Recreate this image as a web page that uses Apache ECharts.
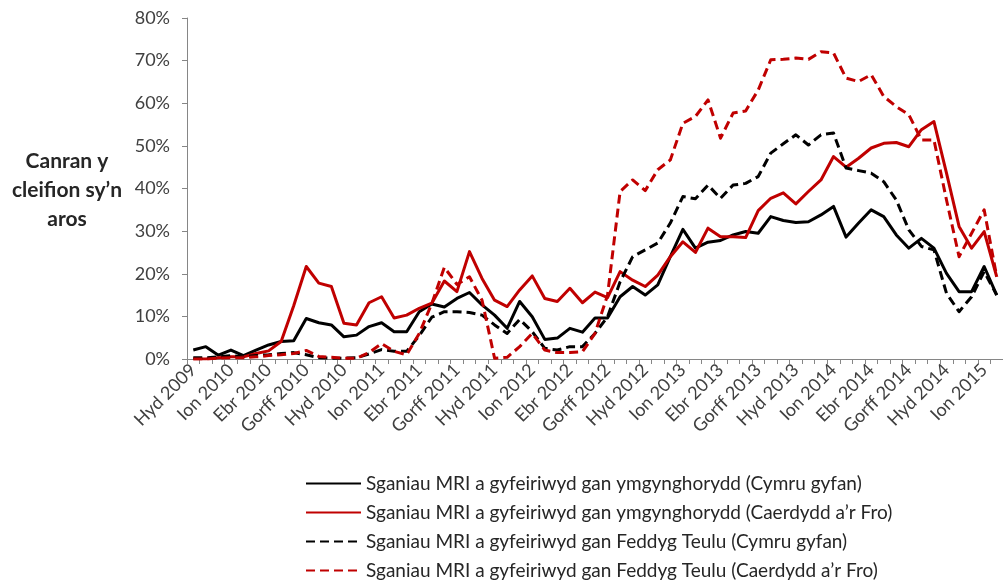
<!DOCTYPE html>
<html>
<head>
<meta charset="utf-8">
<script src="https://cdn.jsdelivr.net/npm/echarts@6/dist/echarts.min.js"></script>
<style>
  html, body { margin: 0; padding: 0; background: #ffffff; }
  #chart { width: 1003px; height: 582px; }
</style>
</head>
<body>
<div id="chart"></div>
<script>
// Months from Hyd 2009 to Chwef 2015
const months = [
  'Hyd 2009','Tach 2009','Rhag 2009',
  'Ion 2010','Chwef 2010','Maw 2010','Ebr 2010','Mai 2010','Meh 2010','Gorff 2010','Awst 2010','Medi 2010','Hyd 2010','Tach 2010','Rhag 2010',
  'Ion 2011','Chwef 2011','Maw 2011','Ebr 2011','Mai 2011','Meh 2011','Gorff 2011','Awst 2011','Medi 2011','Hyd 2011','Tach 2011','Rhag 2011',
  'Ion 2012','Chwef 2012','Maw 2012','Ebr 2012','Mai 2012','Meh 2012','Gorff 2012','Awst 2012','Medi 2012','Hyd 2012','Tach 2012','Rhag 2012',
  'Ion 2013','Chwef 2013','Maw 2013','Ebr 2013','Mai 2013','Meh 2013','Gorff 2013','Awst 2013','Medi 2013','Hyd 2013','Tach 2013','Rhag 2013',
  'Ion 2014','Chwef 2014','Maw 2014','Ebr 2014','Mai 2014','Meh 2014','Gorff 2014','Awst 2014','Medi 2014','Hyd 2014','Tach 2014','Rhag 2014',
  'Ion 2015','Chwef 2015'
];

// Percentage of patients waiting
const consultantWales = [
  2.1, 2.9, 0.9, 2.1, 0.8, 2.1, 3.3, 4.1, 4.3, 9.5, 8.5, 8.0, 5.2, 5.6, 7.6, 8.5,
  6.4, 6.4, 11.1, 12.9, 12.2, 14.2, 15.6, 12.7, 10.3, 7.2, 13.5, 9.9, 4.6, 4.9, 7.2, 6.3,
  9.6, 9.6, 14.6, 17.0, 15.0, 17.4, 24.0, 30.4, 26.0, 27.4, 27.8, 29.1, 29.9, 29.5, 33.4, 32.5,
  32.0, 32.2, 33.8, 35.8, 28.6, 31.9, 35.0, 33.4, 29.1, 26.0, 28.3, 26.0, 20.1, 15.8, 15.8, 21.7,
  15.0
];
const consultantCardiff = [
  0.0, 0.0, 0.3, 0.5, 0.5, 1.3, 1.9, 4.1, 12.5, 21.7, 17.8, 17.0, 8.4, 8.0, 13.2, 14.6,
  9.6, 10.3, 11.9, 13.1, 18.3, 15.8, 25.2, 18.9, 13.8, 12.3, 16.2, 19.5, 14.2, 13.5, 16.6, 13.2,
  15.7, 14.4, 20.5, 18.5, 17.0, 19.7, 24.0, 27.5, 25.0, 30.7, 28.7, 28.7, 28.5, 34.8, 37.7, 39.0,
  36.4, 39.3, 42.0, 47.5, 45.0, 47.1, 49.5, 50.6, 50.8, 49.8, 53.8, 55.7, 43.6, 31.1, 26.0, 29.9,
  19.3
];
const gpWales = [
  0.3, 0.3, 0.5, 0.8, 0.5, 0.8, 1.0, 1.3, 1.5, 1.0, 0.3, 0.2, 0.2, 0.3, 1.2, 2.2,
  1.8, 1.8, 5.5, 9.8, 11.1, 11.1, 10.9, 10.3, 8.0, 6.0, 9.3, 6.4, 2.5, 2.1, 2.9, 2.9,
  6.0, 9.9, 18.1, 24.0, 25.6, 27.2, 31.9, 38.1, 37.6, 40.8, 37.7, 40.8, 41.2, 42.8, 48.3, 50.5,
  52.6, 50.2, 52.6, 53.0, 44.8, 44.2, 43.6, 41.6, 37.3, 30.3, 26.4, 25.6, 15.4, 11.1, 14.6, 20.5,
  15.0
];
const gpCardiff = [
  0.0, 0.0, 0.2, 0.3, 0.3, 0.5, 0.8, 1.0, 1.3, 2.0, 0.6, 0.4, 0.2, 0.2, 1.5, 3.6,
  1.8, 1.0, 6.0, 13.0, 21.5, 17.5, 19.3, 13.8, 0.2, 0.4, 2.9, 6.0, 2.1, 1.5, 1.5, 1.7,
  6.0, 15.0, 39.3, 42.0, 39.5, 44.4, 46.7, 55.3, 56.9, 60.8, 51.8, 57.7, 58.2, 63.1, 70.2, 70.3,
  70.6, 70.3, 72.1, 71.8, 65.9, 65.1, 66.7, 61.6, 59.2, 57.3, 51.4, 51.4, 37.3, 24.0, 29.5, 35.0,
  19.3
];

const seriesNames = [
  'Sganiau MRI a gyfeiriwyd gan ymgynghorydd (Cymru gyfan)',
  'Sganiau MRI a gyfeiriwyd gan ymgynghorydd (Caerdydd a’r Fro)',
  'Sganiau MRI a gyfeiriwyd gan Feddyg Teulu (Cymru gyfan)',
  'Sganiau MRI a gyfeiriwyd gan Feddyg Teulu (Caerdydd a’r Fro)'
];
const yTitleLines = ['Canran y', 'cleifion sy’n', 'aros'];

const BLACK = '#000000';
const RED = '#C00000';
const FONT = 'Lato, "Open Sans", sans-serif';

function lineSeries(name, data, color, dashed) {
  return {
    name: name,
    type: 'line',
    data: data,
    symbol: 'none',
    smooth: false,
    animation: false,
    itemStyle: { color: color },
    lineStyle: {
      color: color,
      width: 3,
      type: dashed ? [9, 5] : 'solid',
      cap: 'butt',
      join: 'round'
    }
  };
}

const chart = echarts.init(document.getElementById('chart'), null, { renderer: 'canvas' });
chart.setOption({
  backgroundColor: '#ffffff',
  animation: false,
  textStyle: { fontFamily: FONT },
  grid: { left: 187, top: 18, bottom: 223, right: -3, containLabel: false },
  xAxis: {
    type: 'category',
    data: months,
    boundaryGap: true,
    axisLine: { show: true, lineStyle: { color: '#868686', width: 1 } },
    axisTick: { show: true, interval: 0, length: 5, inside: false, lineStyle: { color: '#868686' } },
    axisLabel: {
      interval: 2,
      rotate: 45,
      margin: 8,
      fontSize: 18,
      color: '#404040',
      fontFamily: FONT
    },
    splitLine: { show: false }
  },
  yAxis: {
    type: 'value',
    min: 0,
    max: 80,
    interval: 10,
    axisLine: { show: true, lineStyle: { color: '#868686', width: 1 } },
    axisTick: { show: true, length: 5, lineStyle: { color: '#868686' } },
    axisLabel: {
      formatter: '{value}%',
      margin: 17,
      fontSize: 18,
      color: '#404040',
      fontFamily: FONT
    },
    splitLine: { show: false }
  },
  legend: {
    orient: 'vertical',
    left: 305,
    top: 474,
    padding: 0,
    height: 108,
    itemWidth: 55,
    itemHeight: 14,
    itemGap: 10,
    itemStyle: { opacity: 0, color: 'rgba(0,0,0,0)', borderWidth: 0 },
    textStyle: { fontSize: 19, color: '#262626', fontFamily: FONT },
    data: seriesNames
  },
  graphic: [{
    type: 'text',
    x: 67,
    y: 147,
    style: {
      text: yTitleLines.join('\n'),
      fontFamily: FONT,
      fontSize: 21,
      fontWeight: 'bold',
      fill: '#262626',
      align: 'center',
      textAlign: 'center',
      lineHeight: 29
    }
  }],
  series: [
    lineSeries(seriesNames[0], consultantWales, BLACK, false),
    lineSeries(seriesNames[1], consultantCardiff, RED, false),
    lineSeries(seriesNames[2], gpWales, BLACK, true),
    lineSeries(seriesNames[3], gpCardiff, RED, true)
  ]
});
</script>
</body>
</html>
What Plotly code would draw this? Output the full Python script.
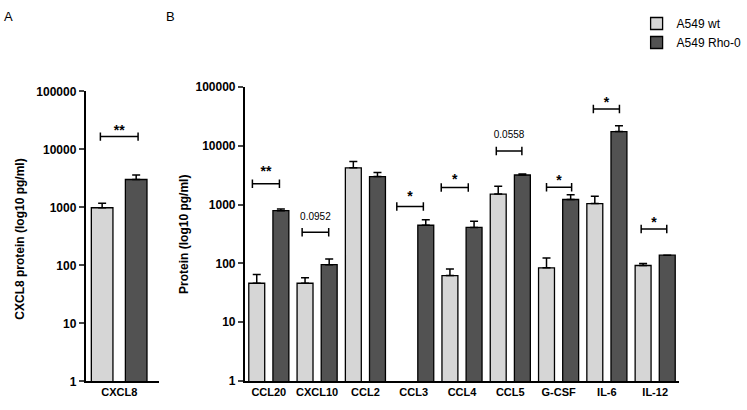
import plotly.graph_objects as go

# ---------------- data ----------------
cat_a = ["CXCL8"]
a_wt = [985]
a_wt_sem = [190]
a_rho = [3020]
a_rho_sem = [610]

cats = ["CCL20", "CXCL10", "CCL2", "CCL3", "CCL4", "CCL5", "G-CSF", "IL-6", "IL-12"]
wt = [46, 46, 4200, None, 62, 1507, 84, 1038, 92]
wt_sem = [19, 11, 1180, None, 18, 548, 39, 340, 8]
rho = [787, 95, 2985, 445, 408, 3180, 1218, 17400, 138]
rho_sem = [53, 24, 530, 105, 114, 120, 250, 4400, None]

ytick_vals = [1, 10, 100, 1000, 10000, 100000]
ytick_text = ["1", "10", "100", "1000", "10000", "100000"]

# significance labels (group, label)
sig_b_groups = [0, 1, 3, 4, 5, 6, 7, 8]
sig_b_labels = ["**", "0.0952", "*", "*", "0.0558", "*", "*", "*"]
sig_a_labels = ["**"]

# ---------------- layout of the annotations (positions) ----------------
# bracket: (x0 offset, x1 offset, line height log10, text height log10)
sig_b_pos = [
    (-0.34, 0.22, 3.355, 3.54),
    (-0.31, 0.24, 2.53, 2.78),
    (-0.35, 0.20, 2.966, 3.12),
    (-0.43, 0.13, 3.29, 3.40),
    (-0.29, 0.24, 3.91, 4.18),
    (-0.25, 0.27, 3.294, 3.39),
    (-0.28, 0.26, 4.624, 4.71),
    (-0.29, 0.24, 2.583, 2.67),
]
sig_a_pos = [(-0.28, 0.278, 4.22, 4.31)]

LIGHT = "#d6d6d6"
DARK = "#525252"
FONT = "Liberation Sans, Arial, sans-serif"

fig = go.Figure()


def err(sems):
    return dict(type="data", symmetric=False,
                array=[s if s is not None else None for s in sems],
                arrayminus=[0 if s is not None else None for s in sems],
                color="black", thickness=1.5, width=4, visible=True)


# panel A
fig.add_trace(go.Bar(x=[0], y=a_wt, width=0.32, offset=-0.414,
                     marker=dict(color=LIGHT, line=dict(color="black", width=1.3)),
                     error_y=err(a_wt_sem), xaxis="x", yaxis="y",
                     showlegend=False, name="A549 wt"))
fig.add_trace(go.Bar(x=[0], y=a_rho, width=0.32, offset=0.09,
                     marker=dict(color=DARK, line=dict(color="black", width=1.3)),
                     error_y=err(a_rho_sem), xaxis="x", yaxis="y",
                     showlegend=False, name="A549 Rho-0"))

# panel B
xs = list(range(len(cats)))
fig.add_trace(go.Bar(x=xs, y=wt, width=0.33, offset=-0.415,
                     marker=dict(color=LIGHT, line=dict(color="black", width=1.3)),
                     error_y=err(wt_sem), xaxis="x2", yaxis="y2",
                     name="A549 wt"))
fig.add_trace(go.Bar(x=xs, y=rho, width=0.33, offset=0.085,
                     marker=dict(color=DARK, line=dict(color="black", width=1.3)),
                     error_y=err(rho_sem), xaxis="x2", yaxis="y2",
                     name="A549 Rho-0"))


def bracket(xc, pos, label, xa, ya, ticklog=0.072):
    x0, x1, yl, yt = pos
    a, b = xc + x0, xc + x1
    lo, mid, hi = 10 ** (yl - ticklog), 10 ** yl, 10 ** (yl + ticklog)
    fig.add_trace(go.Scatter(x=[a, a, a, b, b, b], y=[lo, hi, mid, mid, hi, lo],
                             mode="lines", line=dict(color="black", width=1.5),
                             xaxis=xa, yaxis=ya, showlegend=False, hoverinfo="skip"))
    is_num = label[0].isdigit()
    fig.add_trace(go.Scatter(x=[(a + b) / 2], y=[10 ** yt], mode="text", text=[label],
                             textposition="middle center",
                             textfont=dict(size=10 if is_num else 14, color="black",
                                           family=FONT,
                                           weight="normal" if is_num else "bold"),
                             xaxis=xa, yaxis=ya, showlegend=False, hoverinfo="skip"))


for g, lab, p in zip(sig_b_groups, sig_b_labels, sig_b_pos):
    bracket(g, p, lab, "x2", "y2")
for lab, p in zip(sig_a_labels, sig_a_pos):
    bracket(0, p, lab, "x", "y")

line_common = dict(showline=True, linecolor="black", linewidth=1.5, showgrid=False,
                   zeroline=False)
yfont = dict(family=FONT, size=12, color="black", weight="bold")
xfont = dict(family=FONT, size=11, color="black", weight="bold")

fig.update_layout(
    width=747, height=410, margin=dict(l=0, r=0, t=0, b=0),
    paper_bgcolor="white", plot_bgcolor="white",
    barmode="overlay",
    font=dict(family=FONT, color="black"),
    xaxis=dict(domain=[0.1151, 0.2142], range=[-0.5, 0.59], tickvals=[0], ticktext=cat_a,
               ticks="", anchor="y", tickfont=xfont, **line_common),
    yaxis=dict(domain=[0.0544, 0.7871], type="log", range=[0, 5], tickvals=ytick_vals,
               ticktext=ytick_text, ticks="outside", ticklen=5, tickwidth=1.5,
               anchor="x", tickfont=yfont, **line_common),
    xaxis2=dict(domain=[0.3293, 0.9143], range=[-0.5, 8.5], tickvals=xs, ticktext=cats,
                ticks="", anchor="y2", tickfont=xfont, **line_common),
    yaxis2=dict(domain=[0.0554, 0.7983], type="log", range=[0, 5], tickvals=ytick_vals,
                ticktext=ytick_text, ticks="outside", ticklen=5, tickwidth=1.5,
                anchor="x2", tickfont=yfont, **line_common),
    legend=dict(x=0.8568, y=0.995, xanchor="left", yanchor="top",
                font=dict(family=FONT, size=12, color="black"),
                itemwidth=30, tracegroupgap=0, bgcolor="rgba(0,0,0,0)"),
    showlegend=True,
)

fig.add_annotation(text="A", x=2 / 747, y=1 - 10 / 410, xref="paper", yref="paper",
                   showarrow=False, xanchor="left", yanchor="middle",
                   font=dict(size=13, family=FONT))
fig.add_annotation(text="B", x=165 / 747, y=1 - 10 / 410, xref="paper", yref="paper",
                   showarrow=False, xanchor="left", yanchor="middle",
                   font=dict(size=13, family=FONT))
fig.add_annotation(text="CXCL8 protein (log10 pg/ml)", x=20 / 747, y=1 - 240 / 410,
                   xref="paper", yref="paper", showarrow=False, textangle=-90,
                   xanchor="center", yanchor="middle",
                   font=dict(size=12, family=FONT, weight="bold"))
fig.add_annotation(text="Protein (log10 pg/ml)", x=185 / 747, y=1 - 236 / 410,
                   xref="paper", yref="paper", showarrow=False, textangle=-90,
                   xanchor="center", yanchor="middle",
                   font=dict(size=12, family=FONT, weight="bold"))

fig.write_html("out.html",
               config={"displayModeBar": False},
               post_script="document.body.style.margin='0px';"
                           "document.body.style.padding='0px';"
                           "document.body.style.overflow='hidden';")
★ ★ ★ ★ ★
**Problem:** Skip the pictures and repeat, word for word, the lines from the one containing "What Plotly code" to the one containing "a_rho_sem = [610]", keeping both of those lines.

**Final result:**
What Plotly code would draw this? Output the full Python script.
import plotly.graph_objects as go

# ---------------- data ----------------
cat_a = ["CXCL8"]
a_wt = [985]
a_wt_sem = [190]
a_rho = [3020]
a_rho_sem = [610]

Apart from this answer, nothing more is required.